Electric motors, batteries?? What ever happened to god old fashioned pedaling. I have a cannondale rush 06. Full susp. 27 speeds. leg powered. Don't know my fastest speeds, but I do know I can pass cars downhill in a 45 mph zone without a problem.


----------



## huskydave (Apr 6, 2008)

I can't pedal more than 25 mph on flat ground and with the electric motor I can go much farther and faster. I will still pedal sometimes but not up any hills. I am going to be able to go about 14 miles at topspeed and roughly double that at 25 mph depending on where I set the amperage draw on the controller and voltage. The batteries charge in an hour. I want to save some money and it makes sence for small trips. Pedals are fine but I want the range only an electric bike has.


----------



## chowdozer (Apr 7, 2008)

huskydave said:


> I bought a norco scrambler wait here is the best part I am installing a 3000+ watt electric hub motor on it. It should do 40mph easily at 72volts. I am getting a 72volt 48amp controller and will use lithium phosphate battery packs. It will be a fun project but is getting expensive quick lol.
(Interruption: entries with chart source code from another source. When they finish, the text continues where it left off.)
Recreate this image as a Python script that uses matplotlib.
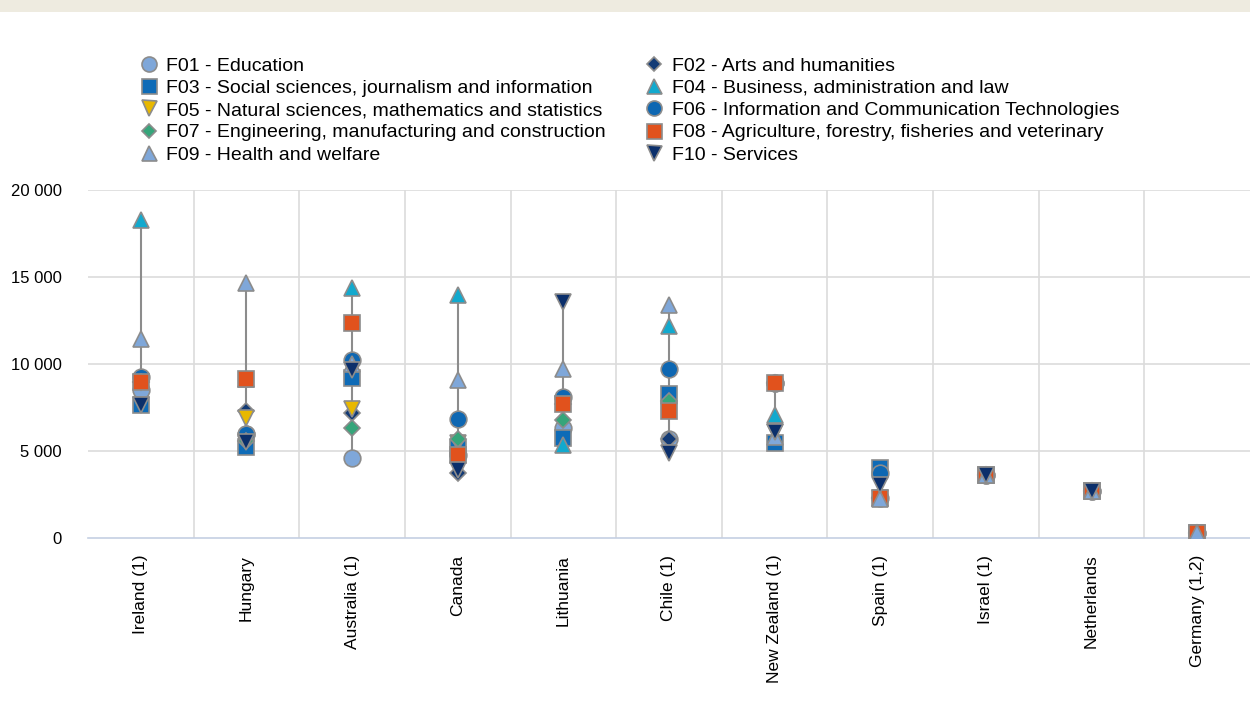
import numpy as np
import matplotlib
matplotlib.use("Agg")
import matplotlib.pyplot as plt
from matplotlib.patches import Rectangle
from matplotlib.ticker import FuncFormatter

plt.rcParams['font.family'] = ['Liberation Sans', 'DejaVu Sans']

countries = ["Ireland (1)", "Hungary", "Australia (1)", "Canada", "Lithuania",
             "Chile (1)", "New Zealand (1)", "Spain (1)", "Israel (1)",
             "Netherlands", "Germany (1,2)"]

nan = np.nan
F01 = [8500, 6000, 4600, 4750, 6300, 5700, 8900, 2300, 3600, 2700, 300]
F02 = [8970, 7300, 7200, 3750, 7700, 5700, 8900, 2300, 3600, 2700, 300]
F03 = [7650, 5250, 9200, 5200, 5750, 8250, 5450, 4050, 3600, 2700, 300]
F04 = [18300, 9150, 14350, 13950, 5350, 12200, 7050, 2300, 3600, 2700, 300]
F05 = [8970, 6900, 7400, 5450, 7700, 7300, 6100, 2300, 3600, 2700, 300]
F06 = [9250, 6000, 10250, 6850, 8100, 9700, 8900, 3750, 3600, 2700, 300]
F07 = [8970, 5600, 6300, 5700, 6800, 7900, 8900, 2300, 3600, 2700, 300]
F08 = [8970, 9150, 12350, 4750, 7700, 7300, 8900, 2300, 3600, 2700, 300]
F09 = [11450, 14650, 10000, 9100, 9700, 13400, 5800, 2250, 3600, 2700, 300]
F10 = [7650, 5500, 9650, 3900, 13550, 4900, 6100, 3050, 3600, 2700, nan]

series = [
    ("F01 - Education", F01, 'o', '#7FA7D9'),
    ("F02 - Arts and humanities", F02, 'D', '#123A75'),
    ("F03 - Social sciences, journalism and information", F03, 's', '#0E6BB7'),
    ("F04 - Business, administration and law", F04, '^', '#12A9CE'),
    ("F05 - Natural sciences, mathematics and statistics", F05, 'v', '#E8B800'),
    ("F06 - Information and Communication Technologies", F06, 'o', '#0E67B2'),
    ("F07 - Engineering, manufacturing and construction", F07, 'D', '#36A57A'),
    ("F08 - Agriculture, forestry, fisheries and veterinary", F08, 's', '#E1521D'),
    ("F09 - Health and welfare", F09, '^', '#7FA7D9'),
    ("F10 - Services", F10, 'v', '#0B2F6B'),
]

W, H = 1250, 720
fig = plt.figure(figsize=(W / 100, H / 100), dpi=100)
fig.patches.append(Rectangle((0, 1 - 12 / H), 1, 12 / H, transform=fig.transFigure,
                             facecolor='#EEEBE0', edgecolor='none'))

ax = fig.add_axes([88 / W, (H - 538) / H, (W - 88) / W, (538 - 190) / H])
x = np.arange(len(countries))

allv = np.array([s[1] for s in series], dtype=float)
mins = np.nanmin(allv, axis=0)
maxs = np.nanmax(allv, axis=0)
ax.vlines(x, mins, maxs, color='#8C8C8C', lw=1.5, zorder=2)

sizes = {'o': 12, 's': 12, 'D': 8.2, '^': 12, 'v': 12}
handles = []
for i, (lab, vals, m, c) in enumerate(series):
    ln, = ax.plot(x, vals, linestyle='none', marker=m, markersize=sizes[m],
                  markerfacecolor=c, markeredgecolor='#8C8C8C', markeredgewidth=1.2,
                  zorder=3 + i, label=lab)
    handles.append(ln)

ax.set_xlim(-0.5, len(countries) - 0.5)
ax.set_ylim(0, 20000)
ax.set_yticks([0, 5000, 10000, 15000, 20000])
ax.yaxis.set_major_formatter(FuncFormatter(lambda v, p: f"{int(v):,}".replace(",", " ")))
ax.set_xticks(x)
ax.set_xticklabels(countries, rotation=90, fontsize=12.5)
ax.tick_params(axis='y', labelsize=12, length=0, pad=19)
ax.tick_params(axis='x', length=0, pad=12)

for yv in [5000, 10000, 15000, 20000]:
    ax.axhline(yv, color='#DCDCDC', lw=1.2, zorder=0)
for xv in np.arange(0.5, len(countries) - 0.5, 1):
    ax.axvline(xv, color='#DCDCDC', lw=1.2, zorder=0)

for s in ['top', 'right', 'left']:
    ax.spines[s].set_visible(False)
ax.spines['bottom'].set_color('#C5D0E3')
ax.spines['bottom'].set_linewidth(1.2)

order = [0, 2, 4, 6, 8, 1, 3, 5, 7, 9]
fig.legend([handles[i] for i in order], [series[i][0] for i in order],
           ncol=2, loc='upper left', bbox_to_anchor=(140 / W, 1 - 57 / H),
           frameon=False, fontsize=14, handlelength=0.9, handletextpad=0.45,
           labelspacing=0.24, columnspacing=2.05, borderaxespad=0, borderpad=0,
           markerscale=0.9)

fig.savefig("out.png", dpi=100)
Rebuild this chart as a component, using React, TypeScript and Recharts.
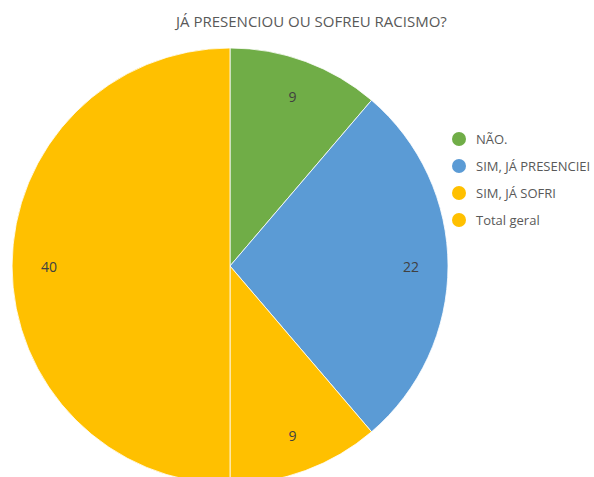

Where did you get a 3KW hubmotor? The biggest I have seen is 800W.


----------



## huskydave (Apr 7, 2008)

The crystalyte x5 series will handle it 5302 speed- 5305 is for torque I bought a 5304 another option is a guy in Austrailia has 2750w motors. You need to overvolt it to 80v or more but a few guys are even running 120v 80+amps and get 80mph topspeed. I just want a 30 mile range and 40mph is plenty. Those motors can shear off an aluminium bikes dropouts. You must make a torque arm that stops the shaft from spinning. I bought the components from www.ebikes.ca


----------



## huskydave (Jun 3, 2008)

Here we go I finally finished her. Blew the dropouts on the first frame and had to upgrade! Wheelies on demand at 80v tops out at 80km/h at 80v at 40v it does 50km/h. I get 120km range with the batteries driving 35km/h average. 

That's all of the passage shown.